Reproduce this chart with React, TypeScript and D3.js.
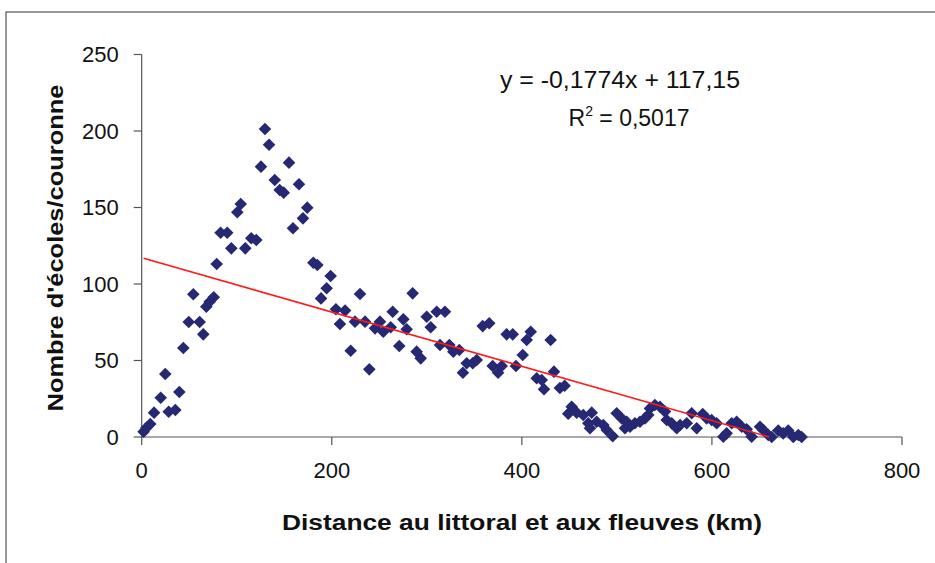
import React from "react";
import * as d3 from "d3";

const distances = [
  2, 5, 9, 13, 20, 24.8, 28.4, 35.4, 39.6, 43.8, 49.5, 54.3, 61, 64.8, 68, 71.5, 75.8, 78.9, 83, 90,
  94.3, 100.6, 104.2, 109, 115.3, 120.6, 125.5, 129.7, 134, 140, 145.2, 149.4, 155, 159.2, 165.5, 169.7,
  174.2, 180.6, 184.8, 188.7, 194.6, 198.8, 204.4, 208.6, 214, 219.9, 224.4, 229.7, 235, 239.5, 245.5,
  250.7, 254.2, 262, 264.1, 271, 275.3, 278.8, 285.1, 289.3, 293.6, 299.9, 304.1, 310.4, 313.9, 319.1,
  323.7, 327.9, 334.2, 338, 342, 348.3, 352.5, 358.8, 365.7, 369.3, 375, 378.8, 384, 390.4, 393.8,
  400.9, 405.1, 409.3, 415.6, 420.9, 423.3, 430.3, 433.8, 440, 445, 448.8, 452.4, 457.7, 464.6, 469.9,
  471.7, 473.5, 478.7, 485.7, 489.3, 495.6, 499.8, 505, 508.5, 510.3, 513.8, 519, 524.3, 529.6, 533,
  534.8, 540, 545.3, 550.6, 552.4, 557.7, 563, 566.5, 573.5, 578.7, 584, 590.3, 594.5, 599.7, 605, 612,
  615.5, 620.8, 626, 631.3, 636.6, 641.8, 650.6, 654, 659.3, 662.9, 669.8, 675, 680.3, 685.6, 690.9, 694.4,
];
const schools = [
  3.5, 6, 8.5, 15.9, 25.7, 41.2, 16.5, 17.6, 29.4, 58.2, 75.2, 93.3, 75.2, 67.1, 85.2, 88.4, 91.3, 113.1, 133.5, 133.5,
  123.3, 146.9, 152.3, 123.3, 129.9, 128.8, 176.7, 201.3, 191, 168, 161.4, 159.7, 179.3, 136.4, 165.2, 142.9,
  149.9, 113.9, 112.4, 90.6, 97.2, 105.2, 83.5, 73.9, 82.6, 56.4, 75.4, 93.5, 75.4, 44.2, 71,
  75.4, 68.8, 71.7, 81.9, 59.5, 76.9, 70.4, 93.9, 55.8, 51.4, 78.6, 71.7, 81.9, 60.1, 81.9,
  60.1, 55.8, 56.9, 42, 48.2, 48.2, 50.3, 72.5, 74.3, 46.4, 42, 46.4, 67.1, 67.1, 46.4,
  53.6, 63.4, 68.8, 38.4, 37.3, 31.2, 63.4, 42.7, 32, 33.5, 15.2, 19.8, 15.9, 14.4, 9,
  5.7, 15.9, 10, 7.8, 4.6, 0.5, 15.5, 12.2, 5.7, 10, 6.7, 9, 10, 12.2, 14.4,
  18.7, 20.9, 19.8, 16.6, 11.1, 9, 5.7, 7.8, 9, 15.5, 5.7, 15, 12.2, 11.1, 9, 0.2,
  2.4, 9, 10, 6.7, 5, 0.2, 6.7, 4.6, 1.3, 0, 4.2, 2.4, 4.2, 0, 1.3, 0,
];
const xTicks = [0, 200, 400, 600, 800];
const yTicks = [0, 50, 100, 150, 200, 250];
const slope = -0.1774;
const intercept = 117.15;
const equationText = "y = -0,1774x + 117,15";
const r2Value = "0,5017";
const xTitle = "Distance au littoral et aux fleuves (km)";
const yTitle = "Nombre d'écoles/couronne";

export default function App() {
  const x = d3.scaleLinear().domain([0, 800]).range([141.7, 902]);
  const y = d3.scaleLinear().domain([0, 250]).range([437, 54.5]);
  const font = "'Liberation Sans', Arial, sans-serif";
  const axisColor = "#555";
  const markColor = "#262873";

  const x0 = d3.min(distances) as number;
  const x1 = Math.min(d3.max(distances) as number, -intercept / slope);
  const trend = d3.line<number>().x((d) => x(d)).y((d) => y(slope * d + intercept))([x0, x1]) || "";

  const diamond = (cx: number, cy: number, r: number) =>
    `M${cx},${cy - r}L${cx + r},${cy}L${cx},${cy + r}L${cx - r},${cy}Z`;

  return (
    <svg
      width={935}
      height={563}
      style={{ position: "absolute", left: 0, top: 0, background: "#fff" }}
    >
      <rect x={6} y={12} width={1000} height={600} fill="#fff" stroke="#333" strokeWidth={1} />
      <line x1={x(0)} x2={x(0)} y1={y(250)} y2={y(0)} stroke={axisColor} strokeWidth={1.2} />
      <line x1={x(0)} x2={x(800)} y1={y(0)} y2={y(0)} stroke={axisColor} strokeWidth={1.2} />
      {yTicks.map((t) => (
        <g key={"y" + t}>
          <line x1={x(0) - 8} x2={x(0)} y1={y(t)} y2={y(t)} stroke={axisColor} strokeWidth={1.2} />
          <text x={x(0) - 23} y={y(t)} dy="0.36em" textAnchor="end" fontFamily={font} fontSize={22} fill="#111">
            {t}
          </text>
        </g>
      ))}
      {xTicks.map((t) => (
        <g key={"x" + t}>
          <line x1={x(t)} x2={x(t)} y1={y(0)} y2={y(0) + 8} stroke={axisColor} strokeWidth={1.2} />
          <text x={x(t)} y={478} textAnchor="middle" fontFamily={font} fontSize={22} fill="#111">
            {t}
          </text>
        </g>
      ))}
      {distances.map((d, i) => (
        <path key={i} d={diamond(x(d), y(schools[i]), 6.3)} fill={markColor} />
      ))}
      <path d={trend} stroke="#ff1a1a" strokeWidth={1.6} fill="none" />
      <text
        x={620}
        y={88}
        textAnchor="middle"
        fontFamily={font}
        fontSize={23}
        fill="#111"
        textLength={240}
        lengthAdjust="spacingAndGlyphs"
      >
        {equationText}
      </text>
      <text x={629} y={126} textAnchor="middle" fontFamily={font} fontSize={23} fill="#111">
        R<tspan dy={-10} fontSize={14}>2</tspan>
        <tspan dy={10}> = {r2Value}</tspan>
      </text>
      <text
        x={522}
        y={530}
        textAnchor="middle"
        fontFamily={font}
        fontWeight="bold"
        fontSize={22}
        fill="#111"
        textLength={480}
        lengthAdjust="spacingAndGlyphs"
      >
        {xTitle}
      </text>
      <text
        transform="translate(63,248) rotate(-90)"
        textAnchor="middle"
        fontFamily={font}
        fontWeight="bold"
        fontSize={22}
        fill="#111"
        textLength={327}
        lengthAdjust="spacingAndGlyphs"
      >
        {yTitle}
      </text>
    </svg>
  );
}
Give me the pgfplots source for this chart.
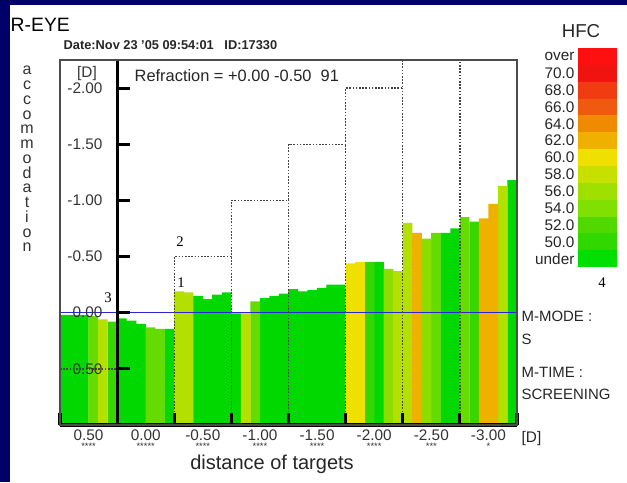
\documentclass[border=0pt]{standalone}
\usepackage{pgfplots}
\pgfplotsset{compat=1.18}
\usepackage{fontspec}
\setmainfont{Liberation Sans}
\newfontfamily\seriffont{Liberation Serif}
\definecolor{navy}{RGB}{0,0,104}
\definecolor{cG}{RGB}{0,216,0}
\definecolor{cM}{RGB}{56,214,0}
\definecolor{cL}{RGB}{100,220,0}
\definecolor{cLL}{RGB}{140,222,0}
\definecolor{cYG}{RGB}{180,224,0}
\definecolor{cY}{RGB}{240,224,0}
\definecolor{cO}{RGB}{240,176,0}
\definecolor{tgt}{RGB}{70,70,70}
\definecolor{hb0}{RGB}{255,16,16}
\definecolor{hb1}{RGB}{240,20,16}
\definecolor{hb2}{RGB}{240,60,16}
\definecolor{hb3}{RGB}{240,90,16}
\definecolor{hb4}{RGB}{240,138,0}
\definecolor{hb5}{RGB}{240,176,0}
\definecolor{hb6}{RGB}{240,224,0}
\definecolor{hb7}{RGB}{200,224,0}
\definecolor{hb8}{RGB}{160,224,0}
\definecolor{hb9}{RGB}{128,224,0}
\definecolor{hb10}{RGB}{80,216,0}
\definecolor{hb11}{RGB}{48,216,0}
\definecolor{hb12}{RGB}{0,224,0}
\newcommand{\fs}[1]{\fontsize{#1}{#1}\selectfont}
\begin{document}
\begin{tikzpicture}[x=0.75pt,y=-0.75pt]
\fill[navy] (0,0) rectangle (627,482);
\fill[white] (10,5) rectangle (627,482);
\coordinate (axpos) at (60,425);
\begin{axis}[
  at={(axpos)}, anchor=south west,
  scale only axis, width=342.75pt, height=273.75pt,
  xmin=0, xmax=8, ymin=0, ymax=3.25,
  axis on top,
  axis line style={draw=black!70, line width=0.8pt},
  major tick length=0pt,
  xtick={0.5,1.5,2.5,3.5,4.5,5.5,6.5,7.5},
  xticklabels={{0.50\\[-6pt]\fs{7}****},{0.00\\[-6pt]\fs{7}*****},{-0.50\\[-6pt]\fs{7}****},{-1.00\\[-6pt]\fs{7}****},{-1.50\\[-6pt]\fs{7}****},{-2.00\\[-6pt]\fs{7}****},{-2.50\\[-6pt]\fs{7}***},{-3.00\\[-6pt]\fs{7}*}},
  ytick={0.5,1,1.5,2,2.5,3},
  yticklabels={{0.50},{0.00},{-0.50},{-1.00},{-1.50},{-2.00}},
  xticklabel style={font=\fontsize{11.5}{13}\selectfont, align=center, text=black!80},
  yticklabel style={font=\fs{11.5}, anchor=east, xshift=35.3pt, text=black!80},
  clip=false,
]
% bars
\addplot[ybar, bar width=0.17, bar shift=0pt, fill=cG, draw=none] coordinates {
(0.0833,0.98)(0.25,0.98)(0.4167,0.98)
(1.0833,0.95)(1.25,0.93)(1.4167,0.90)(1.9167,0.855)
(2.4167,1.15)(2.5833,1.12)(2.75,1.16)(2.9167,1.18)
(3.0833,0.995)(3.5833,1.13)(3.75,1.15)(3.9167,1.17)
(4.0833,1.21)(4.25,1.19)(4.4167,1.20)(4.5833,1.22)(4.75,1.25)(4.9167,1.25)
(5.5833,1.45)
(6.75,1.71)(6.9167,1.75)
(7.9167,2.18)};
\addplot[ybar, bar width=0.17, bar shift=0pt, fill=cM, draw=none] coordinates {
(0.9167,0.92)(5.4167,1.45)(7.25,1.81)};
\addplot[ybar, bar width=0.17, bar shift=0pt, fill=cL, draw=none] coordinates {
(0.5833,0.97)(1.5833,0.87)(1.75,0.855)(3.4167,1.10)(6.5833,1.71)(7.0833,1.85)};
\addplot[ybar, bar width=0.17, bar shift=0pt, fill=cLL, draw=none] coordinates {
(5.75,1.39)(6.4167,1.66)};
\addplot[ybar, bar width=0.17, bar shift=0pt, fill=cYG, draw=none] coordinates {
(0.75,0.94)(2.0833,1.19)(2.25,1.18)(3.25,0.995)(5.9167,1.37)(6.0833,1.80)(7.75,2.13)};
\addplot[ybar, bar width=0.17, bar shift=0pt, fill=cY, draw=none] coordinates {
(5.0833,1.44)(5.25,1.45)};
\addplot[ybar, bar width=0.17, bar shift=0pt, fill=cO, draw=none] coordinates {
(6.25,1.71)(7.4167,1.84)(7.5833,1.97)};
% zero line
\addplot[draw={rgb,255:red,40;green,40;blue,210}, line width=0.8pt] coordinates {(0,1)(8,1)};
% target staircase
\addplot[tgt, line width=1pt, dash pattern=on 1.2pt off 1.2pt] coordinates {(2,0)(2,1.5)(3,1.5)(3,2)(4,2)(4,2.5)(5,2.5)(5,3)(6,3)(6,3.25)};
\addplot[tgt, line width=1pt, dash pattern=on 1.2pt off 1.2pt] coordinates {(3,0)(3,1.5)};
\addplot[tgt, line width=1pt, dash pattern=on 1.2pt off 1.2pt] coordinates {(4,0)(4,2)};
\addplot[tgt, line width=1pt, dash pattern=on 1.2pt off 1.2pt] coordinates {(5,0)(5,2.5)};
\addplot[tgt, line width=1pt, dash pattern=on 1.2pt off 1.2pt] coordinates {(6,0)(6,3)};
\addplot[tgt, line width=1pt, dash pattern=on 1.2pt off 1.2pt] coordinates {(7,0)(7,3.25)};
\addplot[tgt, line width=1pt, dash pattern=on 1.2pt off 1.2pt] coordinates {(0,0.5)(1,0.5)};
% bold axes
\draw[line width=2.2pt] (axis cs:1,0) -- (axis cs:1,3.25);
\draw[line width=2.3pt] (axis cs:0,0) -- (axis cs:8,0);
\pgfplotsinvokeforeach{0.5,1,1.5,2,2.5,3}{\draw[line width=2.3pt] (axis cs:1,#1) -- (axis cs:1.23,#1);}
\pgfplotsinvokeforeach{0,1,2,3,4,5,6,7,8}{\draw[line width=2.3pt] (axis cs:#1,0) -- (axis cs:#1,0.105);}
\end{axis}
% texts
\node[anchor=west, font=\fs{14.5}] at (6,25) {R-EYE};
\node[anchor=west, font=\bfseries\fs{9.6}, text=black!85] at (59,45) {Date:Nov 23 '05 09:54:01\ \ \ ID:17330};
\node[anchor=west, font=\fs{12.3}, text=black!85] at (130,76) {Refraction = +0.00 -0.50\ \ 91};
\node[font=\fs{11.5}, text=black!80] at (87,74) {[D]};
\node[align=center, font=\fontsize{12}{11.06}\selectfont, text=black!80] at (27,159) {a\\c\\c\\o\\m\\m\\o\\d\\a\\t\\i\\o\\n};
\node[anchor=center, font=\fs{15}, text=black!85] at (272,464) {distance of targets};
\node[anchor=west, font=\fs{11.5}, text=black!85] at (517,439) {[D]};
% annotations
\node[font=\seriffont\fs{11}] at (180,242) {2};
\node[font=\seriffont\fs{11}] at (181,283) {1};
\node[font=\seriffont\fs{11}] at (108,298) {3};
\node[font=\seriffont\fs{11}] at (602,283) {4};
% M-mode
\node[anchor=west, font=\fs{11.2}, text=black!85] at (517,316) {M-MODE :};
\node[anchor=west, font=\fs{11.2}, text=black!85] at (517,339) {S};
\node[anchor=west, font=\fs{11.2}, text=black!85] at (517,372) {M-TIME :};
\node[anchor=west, font=\fs{11.2}, text=black!85] at (517,394) {SCREENING};
% HFC colour key
\node[font=\fs{14}, text=black!85] at (581,31) {HFC};
\foreach \c [count=\i from 0] in {over,70.0,68.0,66.0,64.0,62.0,60.0,58.0,56.0,54.0,52.0,50.0,under}{
  \fill[hb\i] (578,{48+16.85*\i}) rectangle (617,{48+16.85*(\i+1)+0.3});
  \node[anchor=east, font=\fs{11.5}, text=black!85, inner sep=1pt] at (576,{56.4+16.85*\i}) {\c};
}
\end{tikzpicture}
\end{document}
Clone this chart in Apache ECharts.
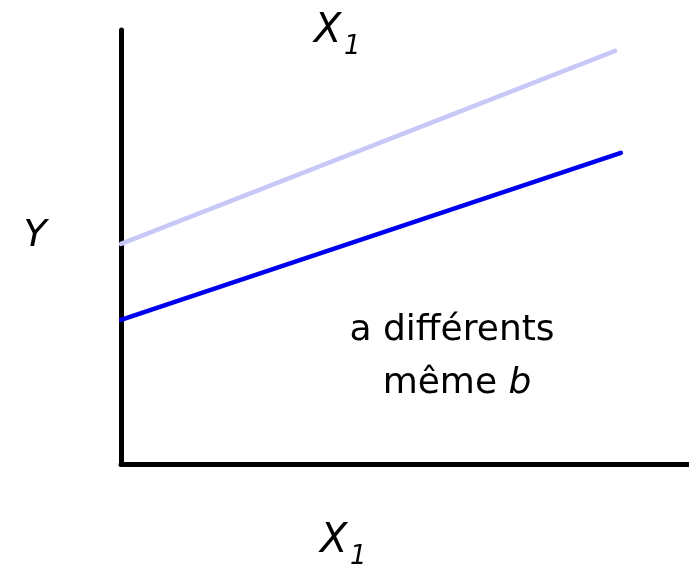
<!DOCTYPE html>
<html>
<head>
<meta charset="utf-8">
<script src="https://cdn.jsdelivr.net/npm/echarts@6/dist/echarts.min.js"></script>
<style>
  html, body { margin: 0; padding: 0; background: #fff; }
  #chart { width: 689px; height: 565px; }
</style>
</head>
<body>
<div id="chart"></div>
<script>
// two regression lines: different intercept a
const xRange = [0, 100];
const yRange = [0, 100];
const lightLine = [[0, 50.7], [87, 95.2]];
const darkLine = [[0, 33.2], [88, 71.7]];
const axisTitleX = "X";
const axisTitleY = "Y";
const subscript = "1";
const noteLines = ["a différents", "même {i|b}"];

const FONT = "DejaVu Sans";
const chart = echarts.init(document.getElementById("chart"), null, { renderer: "canvas" });

const axisCommon = {
  type: "value",
  axisTick: { show: false },
  axisLabel: { show: false },
  splitLine: { show: false },
  axisLine: { lineStyle: { color: "#000", width: 5, cap: "round" } },
};

// "X" with a lowered "1"
const labelX = (x, y) => ({
  type: "group",
  x: x,
  y: y,
  children: [
    {
      type: "text",
      style: {
        text: axisTitleX,
        x: 0,
        y: 0,
        fontFamily: FONT,
        fontSize: 40,
        fontStyle: "italic",
        fill: "#000",
        align: "left",
        verticalAlign: "middle",
      },
    },
    {
      type: "text",
      style: {
        text: subscript,
        x: 30,
        y: 15,
        fontFamily: FONT,
        fontSize: 26,
        fontStyle: "italic",
        fill: "#000",
        align: "left",
        verticalAlign: "middle",
      },
    },
  ],
});

chart.setOption({
  backgroundColor: "#fff",
  animation: false,
  grid: { left: 121, right: 0, top: 30, bottom: 101 },
  xAxis: { ...axisCommon, min: xRange[0], max: xRange[1] },
  yAxis: { ...axisCommon, min: yRange[0], max: yRange[1] },
  series: [
    {
      type: "line",
      data: lightLine,
      showSymbol: false,
      lineStyle: { color: "#c8c8f8", width: 4.5, cap: "round" },
    },
    {
      type: "line",
      data: darkLine,
      showSymbol: false,
      lineStyle: { color: "#0000f0", width: 4.5, cap: "round" },
    },
  ],
  graphic: [
    labelX(314, 32),
    labelX(320, 542),
    {
      type: "text",
      x: 35,
      y: 236,
      style: {
        text: axisTitleY,
        fontFamily: FONT,
        fontSize: 38,
        fontStyle: "italic",
        fill: "#000",
        align: "center",
        verticalAlign: "middle",
      },
    },
    {
      type: "text",
      x: 452,
      y: 331,
      style: {
        text: noteLines[0],
        fontFamily: FONT,
        fontSize: 36,
        fill: "#000",
        align: "center",
        verticalAlign: "middle",
      },
    },
    {
      type: "text",
      x: 457,
      y: 384,
      style: {
        text: noteLines[1],
        fontFamily: FONT,
        fontSize: 36,
        fill: "#000",
        align: "center",
        verticalAlign: "middle",
        rich: {
          i: { fontFamily: FONT, fontSize: 36, fontStyle: "italic", color: "#000" },
        },
      },
    },
  ],
});
</script>
</body>
</html>
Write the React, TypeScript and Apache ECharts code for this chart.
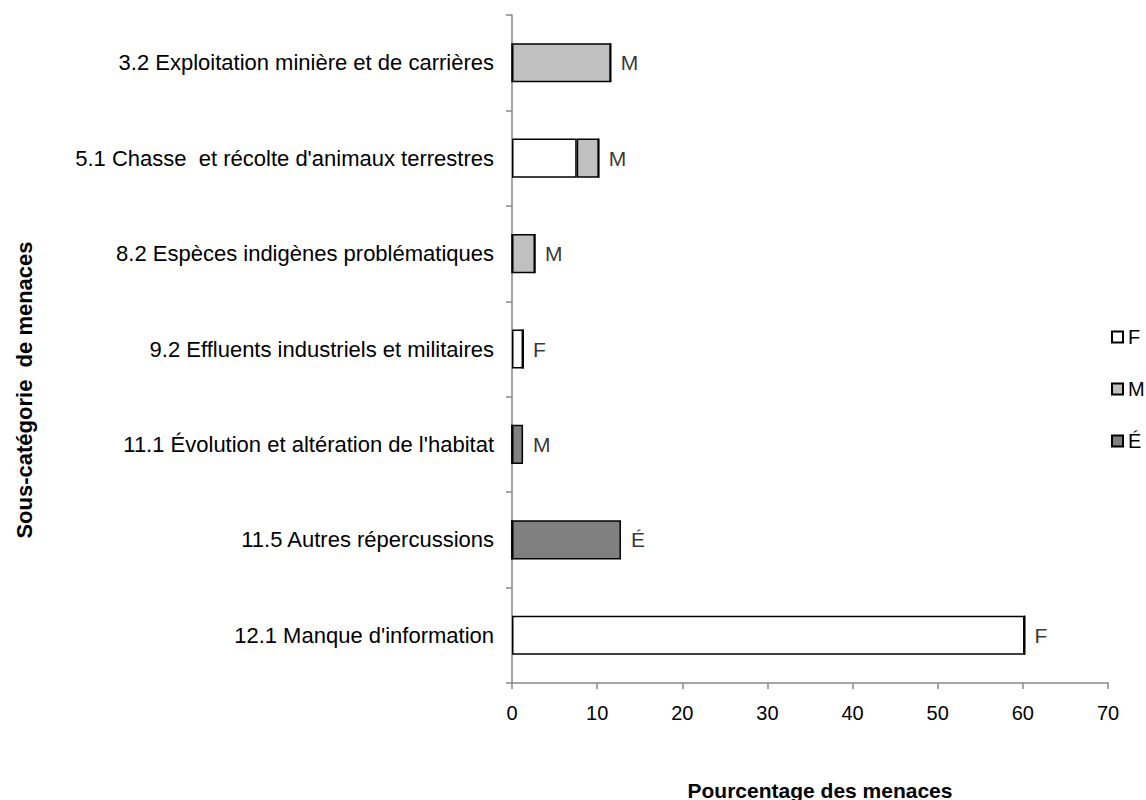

Exercise description.
Pictures do not belong in the copy. Repeat only the lines from the top of the records through the line containing "import * as".

Complete response.
Reproduce this chart with React, TypeScript and D3.js.
import React from "react";
import * as d3 from "d3";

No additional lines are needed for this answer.